┌──
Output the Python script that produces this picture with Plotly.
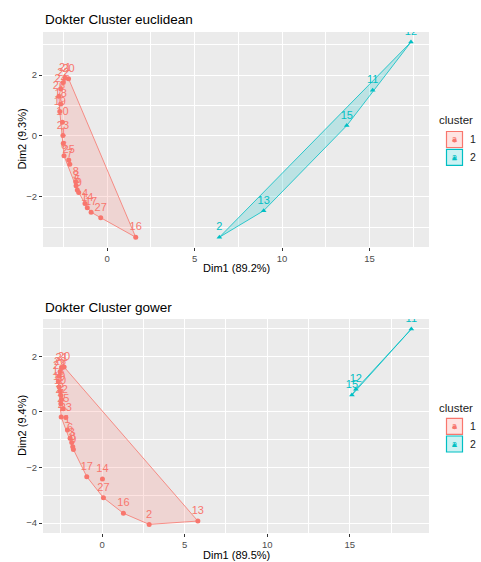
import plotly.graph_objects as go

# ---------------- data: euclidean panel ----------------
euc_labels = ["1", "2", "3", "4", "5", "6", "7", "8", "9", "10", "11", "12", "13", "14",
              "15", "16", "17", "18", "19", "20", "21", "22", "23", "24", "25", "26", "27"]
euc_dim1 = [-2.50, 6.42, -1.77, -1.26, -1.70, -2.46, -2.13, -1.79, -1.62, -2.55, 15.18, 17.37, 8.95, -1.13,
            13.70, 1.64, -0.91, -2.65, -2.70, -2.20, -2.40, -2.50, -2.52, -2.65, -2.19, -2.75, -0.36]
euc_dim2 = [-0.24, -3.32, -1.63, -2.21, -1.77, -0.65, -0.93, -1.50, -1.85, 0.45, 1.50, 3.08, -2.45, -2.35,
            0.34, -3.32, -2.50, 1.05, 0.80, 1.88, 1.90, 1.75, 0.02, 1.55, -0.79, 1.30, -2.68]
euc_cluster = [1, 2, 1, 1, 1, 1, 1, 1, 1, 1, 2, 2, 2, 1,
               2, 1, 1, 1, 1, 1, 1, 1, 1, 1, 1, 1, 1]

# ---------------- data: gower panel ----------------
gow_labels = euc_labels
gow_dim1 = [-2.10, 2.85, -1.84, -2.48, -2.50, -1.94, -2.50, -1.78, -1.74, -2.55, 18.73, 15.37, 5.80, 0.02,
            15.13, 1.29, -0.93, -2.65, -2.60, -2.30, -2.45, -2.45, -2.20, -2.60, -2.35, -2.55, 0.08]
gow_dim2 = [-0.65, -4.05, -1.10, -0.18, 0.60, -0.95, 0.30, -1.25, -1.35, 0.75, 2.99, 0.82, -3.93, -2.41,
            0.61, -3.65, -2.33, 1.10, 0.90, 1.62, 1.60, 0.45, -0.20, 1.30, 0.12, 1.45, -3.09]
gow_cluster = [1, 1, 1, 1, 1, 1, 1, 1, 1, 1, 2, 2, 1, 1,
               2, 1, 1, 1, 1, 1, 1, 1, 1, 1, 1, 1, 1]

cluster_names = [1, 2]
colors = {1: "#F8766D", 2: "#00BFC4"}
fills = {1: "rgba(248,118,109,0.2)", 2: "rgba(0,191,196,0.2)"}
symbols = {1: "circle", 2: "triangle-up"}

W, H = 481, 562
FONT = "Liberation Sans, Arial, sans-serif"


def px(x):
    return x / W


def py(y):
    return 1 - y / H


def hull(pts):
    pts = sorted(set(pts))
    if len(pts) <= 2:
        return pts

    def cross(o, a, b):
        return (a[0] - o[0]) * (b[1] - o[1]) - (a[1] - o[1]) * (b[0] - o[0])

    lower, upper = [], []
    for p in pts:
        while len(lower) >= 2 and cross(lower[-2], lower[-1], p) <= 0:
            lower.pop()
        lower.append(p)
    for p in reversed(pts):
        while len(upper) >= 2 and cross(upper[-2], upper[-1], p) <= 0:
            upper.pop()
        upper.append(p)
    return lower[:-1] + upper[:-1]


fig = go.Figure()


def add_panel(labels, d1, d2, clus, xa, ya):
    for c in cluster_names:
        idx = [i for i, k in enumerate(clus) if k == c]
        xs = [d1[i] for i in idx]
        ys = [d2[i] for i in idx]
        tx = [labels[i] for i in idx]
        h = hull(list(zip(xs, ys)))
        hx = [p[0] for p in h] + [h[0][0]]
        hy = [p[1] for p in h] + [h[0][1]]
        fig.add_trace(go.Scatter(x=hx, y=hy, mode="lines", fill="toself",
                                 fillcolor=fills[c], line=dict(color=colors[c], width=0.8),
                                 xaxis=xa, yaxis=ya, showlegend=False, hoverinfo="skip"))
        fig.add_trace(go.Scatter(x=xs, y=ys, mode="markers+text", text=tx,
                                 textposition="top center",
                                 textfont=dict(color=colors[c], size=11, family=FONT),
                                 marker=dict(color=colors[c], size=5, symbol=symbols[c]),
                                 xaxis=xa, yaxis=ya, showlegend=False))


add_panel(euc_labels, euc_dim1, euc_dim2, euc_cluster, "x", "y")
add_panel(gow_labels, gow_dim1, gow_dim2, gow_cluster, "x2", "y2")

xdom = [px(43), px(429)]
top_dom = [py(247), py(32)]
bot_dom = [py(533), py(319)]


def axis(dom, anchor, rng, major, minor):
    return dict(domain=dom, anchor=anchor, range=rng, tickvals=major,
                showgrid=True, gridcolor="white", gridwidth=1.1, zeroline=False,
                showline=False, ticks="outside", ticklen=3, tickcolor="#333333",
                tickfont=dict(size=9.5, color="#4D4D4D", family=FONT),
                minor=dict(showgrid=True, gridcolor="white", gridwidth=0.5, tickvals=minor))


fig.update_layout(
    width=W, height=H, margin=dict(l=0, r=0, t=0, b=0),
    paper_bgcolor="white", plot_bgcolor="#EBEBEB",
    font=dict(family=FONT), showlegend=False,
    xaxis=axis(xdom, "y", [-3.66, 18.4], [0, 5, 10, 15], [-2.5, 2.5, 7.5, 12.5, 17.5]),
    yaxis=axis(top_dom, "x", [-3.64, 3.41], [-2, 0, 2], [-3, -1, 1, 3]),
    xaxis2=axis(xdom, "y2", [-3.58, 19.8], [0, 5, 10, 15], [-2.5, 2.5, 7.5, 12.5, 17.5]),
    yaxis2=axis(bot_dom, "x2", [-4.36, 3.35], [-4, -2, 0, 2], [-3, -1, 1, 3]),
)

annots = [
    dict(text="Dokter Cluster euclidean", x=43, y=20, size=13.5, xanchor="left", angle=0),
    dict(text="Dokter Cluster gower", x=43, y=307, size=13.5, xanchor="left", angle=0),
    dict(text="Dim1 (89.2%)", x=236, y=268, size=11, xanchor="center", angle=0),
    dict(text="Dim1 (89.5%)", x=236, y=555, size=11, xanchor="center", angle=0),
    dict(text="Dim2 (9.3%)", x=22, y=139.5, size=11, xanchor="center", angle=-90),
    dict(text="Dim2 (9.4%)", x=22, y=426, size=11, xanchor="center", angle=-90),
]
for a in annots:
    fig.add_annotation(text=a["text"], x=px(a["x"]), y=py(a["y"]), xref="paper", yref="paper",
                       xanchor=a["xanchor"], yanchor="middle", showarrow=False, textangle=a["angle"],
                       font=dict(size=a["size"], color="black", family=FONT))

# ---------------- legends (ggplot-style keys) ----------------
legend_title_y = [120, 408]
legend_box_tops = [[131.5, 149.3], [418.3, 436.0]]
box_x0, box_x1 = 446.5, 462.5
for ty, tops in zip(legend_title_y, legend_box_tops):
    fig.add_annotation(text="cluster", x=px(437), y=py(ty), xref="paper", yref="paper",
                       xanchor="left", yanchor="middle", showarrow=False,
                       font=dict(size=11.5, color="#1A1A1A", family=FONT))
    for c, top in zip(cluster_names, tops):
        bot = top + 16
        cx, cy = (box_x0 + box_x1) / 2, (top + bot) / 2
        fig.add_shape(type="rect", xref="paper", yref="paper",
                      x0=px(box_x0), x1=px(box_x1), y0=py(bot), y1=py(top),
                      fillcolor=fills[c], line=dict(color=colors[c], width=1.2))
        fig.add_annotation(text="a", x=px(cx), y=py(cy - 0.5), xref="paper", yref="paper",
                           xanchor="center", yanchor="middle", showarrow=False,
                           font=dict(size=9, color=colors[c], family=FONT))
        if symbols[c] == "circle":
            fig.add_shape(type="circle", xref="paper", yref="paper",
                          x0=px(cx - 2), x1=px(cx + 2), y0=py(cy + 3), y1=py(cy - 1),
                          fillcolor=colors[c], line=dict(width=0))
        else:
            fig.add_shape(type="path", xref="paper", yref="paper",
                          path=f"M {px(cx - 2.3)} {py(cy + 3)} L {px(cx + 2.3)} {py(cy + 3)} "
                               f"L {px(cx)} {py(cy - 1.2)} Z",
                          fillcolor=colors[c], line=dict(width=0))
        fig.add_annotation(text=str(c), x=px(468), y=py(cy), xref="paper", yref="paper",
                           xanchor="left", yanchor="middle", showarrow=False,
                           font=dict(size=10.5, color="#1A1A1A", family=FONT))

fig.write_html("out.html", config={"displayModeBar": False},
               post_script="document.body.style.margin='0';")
└──
→ **Goal**:
Could the lines from the top of the material through the line with "import plotly.graph_objects as go" be repeated exactly, pictures left out?

→ **Problem solution**:
Output the Python script that produces this picture with Plotly.
import plotly.graph_objects as go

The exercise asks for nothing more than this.